NASA is about to put a rover to the test in Antarctica, and it’s unlike any robot the agency has ever shot into space. A far cry from the bulky, boxy Mars rovers Opportunity and Curiosity, the BRUIE rover looks almost like a toy by comparison. Its cutesy form factor belies its incredible potential to discover something that scientists have spent decades hunting for: Alien life on other worlds.
BRUIE — short for Buyant Rover for Under-Ice Exploration — is built for a very specific purpose. Its design allows it to crawl along the underside of an ice cap, fully submerged in incredibly chilly water. Antarctica is the perfect place to test such a bot, but its creators hope it will one day explore the waters of icy moons like Enceladus and Europa.
As scientists from NASA and other scientific institutions continue to search for life outside of Earth, moons like Enceladus and Europa appear to offer the best chance of finding it close to home.
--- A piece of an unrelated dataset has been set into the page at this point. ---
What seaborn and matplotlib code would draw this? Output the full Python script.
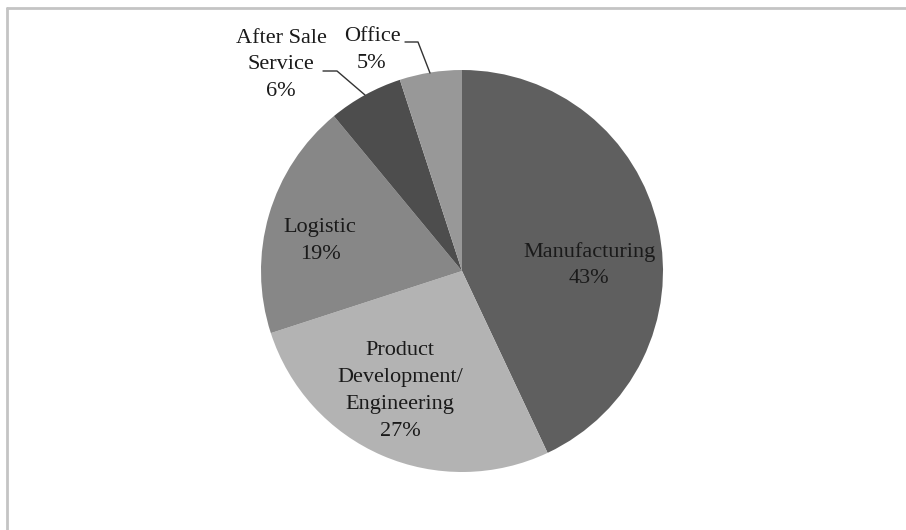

These frosty worlds are encased in ice, but their frozen shells are thought to hide vast oceans of liquid water.
“The ice shells covering these distant oceans serve as a window into the oceans below, and the chemistry of the ice could help feed life within those oceans,” Kevin Hand of NASA’s Jet Propulsion Laboratory explains. “Here on Earth, the ice covering our polar oceans serves a similar role, and our team is particularly interested in what is happening where the water meets the ice.”
Antarctica offers the opportunity to test BRUIE’s potential without having to leave Earth. During its trial run, the bot will be tasked with traveling along the underside of the ice while collecting data and capturing images. High-tech scientific instruments will be capable of reading the oxygen level of the water as well as temperature and salinity, all of which would be important information if we’re to adequately study otherworldly oceans.
There are no current plans to send BRUIE into space, but as the project continues and the robot evolves, it could find itself at the heart of new missions to our system’s icy moons.